(Code that draws figures)
--------------------------------

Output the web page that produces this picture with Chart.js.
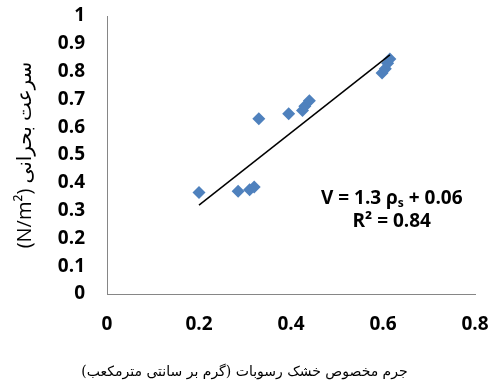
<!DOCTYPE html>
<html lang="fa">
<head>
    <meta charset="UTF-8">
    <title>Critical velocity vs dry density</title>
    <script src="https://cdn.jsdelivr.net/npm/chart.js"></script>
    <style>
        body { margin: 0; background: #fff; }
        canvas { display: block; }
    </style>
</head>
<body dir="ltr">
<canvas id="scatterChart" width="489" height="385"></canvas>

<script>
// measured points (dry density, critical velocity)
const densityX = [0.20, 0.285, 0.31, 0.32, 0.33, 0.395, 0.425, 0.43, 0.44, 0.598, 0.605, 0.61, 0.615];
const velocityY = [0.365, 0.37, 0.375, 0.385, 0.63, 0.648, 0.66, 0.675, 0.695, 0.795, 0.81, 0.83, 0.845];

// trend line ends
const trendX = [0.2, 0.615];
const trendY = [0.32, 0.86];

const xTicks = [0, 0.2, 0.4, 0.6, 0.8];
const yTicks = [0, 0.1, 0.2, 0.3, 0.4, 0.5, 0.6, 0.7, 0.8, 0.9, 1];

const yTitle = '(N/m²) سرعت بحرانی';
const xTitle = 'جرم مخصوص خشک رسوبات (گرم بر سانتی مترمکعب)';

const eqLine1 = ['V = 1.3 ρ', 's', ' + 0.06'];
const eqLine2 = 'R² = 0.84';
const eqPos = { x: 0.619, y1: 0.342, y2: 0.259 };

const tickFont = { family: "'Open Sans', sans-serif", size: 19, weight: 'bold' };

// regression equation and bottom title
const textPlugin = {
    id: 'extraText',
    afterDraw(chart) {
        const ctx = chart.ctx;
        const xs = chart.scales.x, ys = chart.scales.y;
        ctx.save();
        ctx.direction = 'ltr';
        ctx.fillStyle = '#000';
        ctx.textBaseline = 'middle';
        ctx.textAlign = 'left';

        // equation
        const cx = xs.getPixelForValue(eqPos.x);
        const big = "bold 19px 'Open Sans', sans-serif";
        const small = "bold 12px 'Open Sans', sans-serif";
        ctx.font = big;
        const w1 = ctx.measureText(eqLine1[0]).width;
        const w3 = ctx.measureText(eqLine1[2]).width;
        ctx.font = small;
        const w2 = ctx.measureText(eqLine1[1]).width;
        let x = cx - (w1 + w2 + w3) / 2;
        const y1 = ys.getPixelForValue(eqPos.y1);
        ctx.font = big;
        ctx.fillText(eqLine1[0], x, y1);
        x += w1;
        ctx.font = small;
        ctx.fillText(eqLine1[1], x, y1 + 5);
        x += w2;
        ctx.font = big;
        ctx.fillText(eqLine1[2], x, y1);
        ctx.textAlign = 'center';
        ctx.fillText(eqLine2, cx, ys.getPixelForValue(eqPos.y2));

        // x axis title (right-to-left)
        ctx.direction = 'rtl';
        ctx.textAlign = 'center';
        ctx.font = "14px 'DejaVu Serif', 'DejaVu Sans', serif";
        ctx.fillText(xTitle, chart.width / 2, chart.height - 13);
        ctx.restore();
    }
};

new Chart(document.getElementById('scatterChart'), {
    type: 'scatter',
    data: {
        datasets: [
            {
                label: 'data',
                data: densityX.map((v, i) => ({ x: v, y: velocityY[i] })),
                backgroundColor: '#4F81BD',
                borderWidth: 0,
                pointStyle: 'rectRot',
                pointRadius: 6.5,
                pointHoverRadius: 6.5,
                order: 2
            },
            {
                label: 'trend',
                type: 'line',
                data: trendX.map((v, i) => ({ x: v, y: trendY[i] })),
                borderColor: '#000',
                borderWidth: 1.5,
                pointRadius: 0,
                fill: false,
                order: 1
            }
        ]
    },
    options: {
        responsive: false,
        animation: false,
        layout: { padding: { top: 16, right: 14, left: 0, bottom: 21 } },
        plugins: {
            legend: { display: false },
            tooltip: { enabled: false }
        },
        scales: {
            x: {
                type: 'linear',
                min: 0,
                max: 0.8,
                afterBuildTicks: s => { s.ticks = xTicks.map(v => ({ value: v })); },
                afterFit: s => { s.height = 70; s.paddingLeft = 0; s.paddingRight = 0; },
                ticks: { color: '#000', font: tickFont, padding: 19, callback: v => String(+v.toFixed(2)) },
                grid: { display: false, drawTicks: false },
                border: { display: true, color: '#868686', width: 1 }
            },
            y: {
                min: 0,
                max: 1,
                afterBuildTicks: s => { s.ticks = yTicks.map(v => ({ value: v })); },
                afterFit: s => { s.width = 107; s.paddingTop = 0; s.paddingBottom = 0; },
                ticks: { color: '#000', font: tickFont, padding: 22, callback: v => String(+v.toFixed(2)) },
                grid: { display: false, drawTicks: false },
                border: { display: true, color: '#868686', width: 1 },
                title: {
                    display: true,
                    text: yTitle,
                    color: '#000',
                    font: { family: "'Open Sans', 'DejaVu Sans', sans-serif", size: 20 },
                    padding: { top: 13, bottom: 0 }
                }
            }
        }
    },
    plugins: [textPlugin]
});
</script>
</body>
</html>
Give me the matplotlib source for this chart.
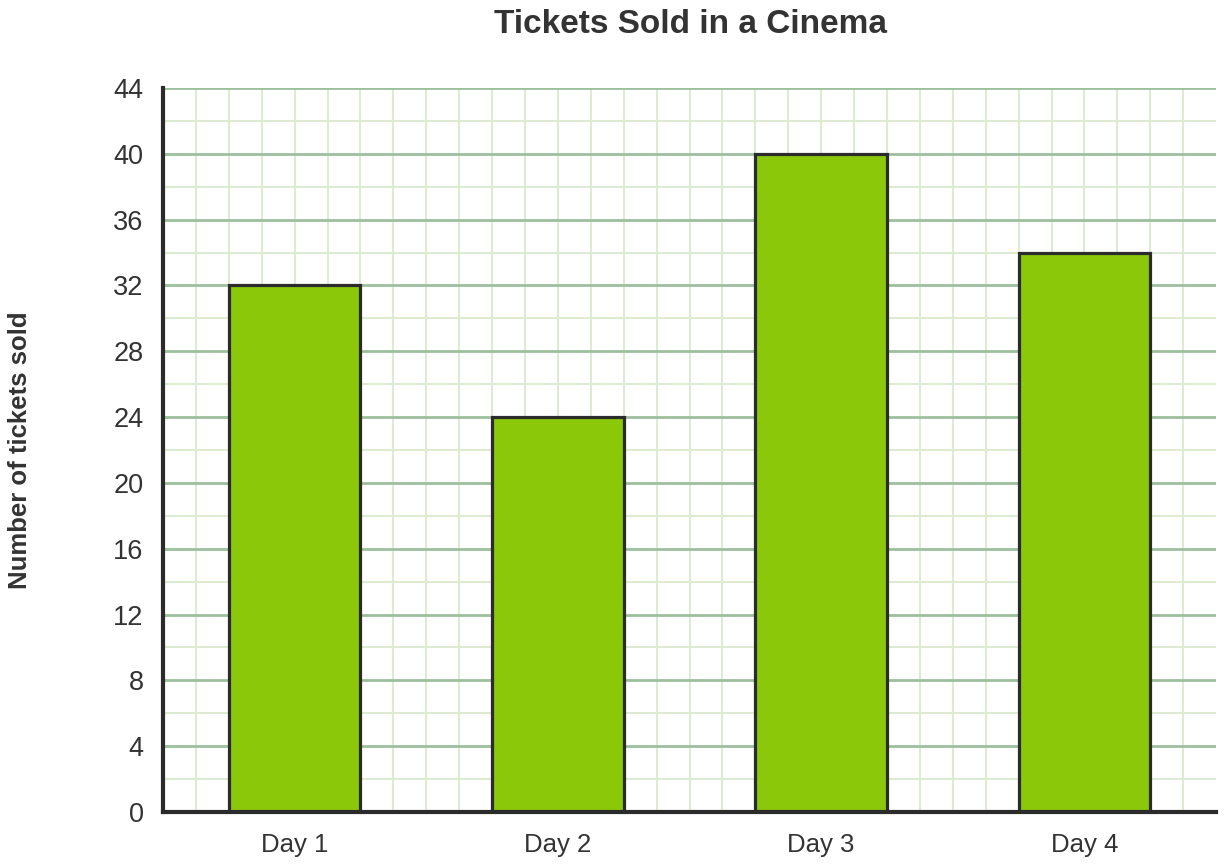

--------------------------------

→ Objective
Reproduce the data above word for word from its first line through the line that holds "19, weight: 'bold'", both ends included; skip pictures.

→ Written solution
Output the web page that produces this picture with Chart.js.
<!DOCTYPE html>
<html lang="fa">
<head>
    <meta charset="UTF-8">
    <title>Critical velocity vs dry density</title>
    <script src="https://cdn.jsdelivr.net/npm/chart.js"></script>
    <style>
        body { margin: 0; background: #fff; }
        canvas { display: block; }
    </style>
</head>
<body dir="ltr">
<canvas id="scatterChart" width="489" height="385"></canvas>

<script>
// measured points (dry density, critical velocity)
const densityX = [0.20, 0.285, 0.31, 0.32, 0.33, 0.395, 0.425, 0.43, 0.44, 0.598, 0.605, 0.61, 0.615];
const velocityY = [0.365, 0.37, 0.375, 0.385, 0.63, 0.648, 0.66, 0.675, 0.695, 0.795, 0.81, 0.83, 0.845];

// trend line ends
const trendX = [0.2, 0.615];
const trendY = [0.32, 0.86];

const xTicks = [0, 0.2, 0.4, 0.6, 0.8];
const yTicks = [0, 0.1, 0.2, 0.3, 0.4, 0.5, 0.6, 0.7, 0.8, 0.9, 1];

const yTitle = '(N/m²) سرعت بحرانی';
const xTitle = 'جرم مخصوص خشک رسوبات (گرم بر سانتی مترمکعب)';

const eqLine1 = ['V = 1.3 ρ', 's', ' + 0.06'];
const eqLine2 = 'R² = 0.84';
const eqPos = { x: 0.619, y1: 0.342, y2: 0.259 };

const tickFont = { family: "'Open Sans', sans-serif", size: 19, weight: 'bold' };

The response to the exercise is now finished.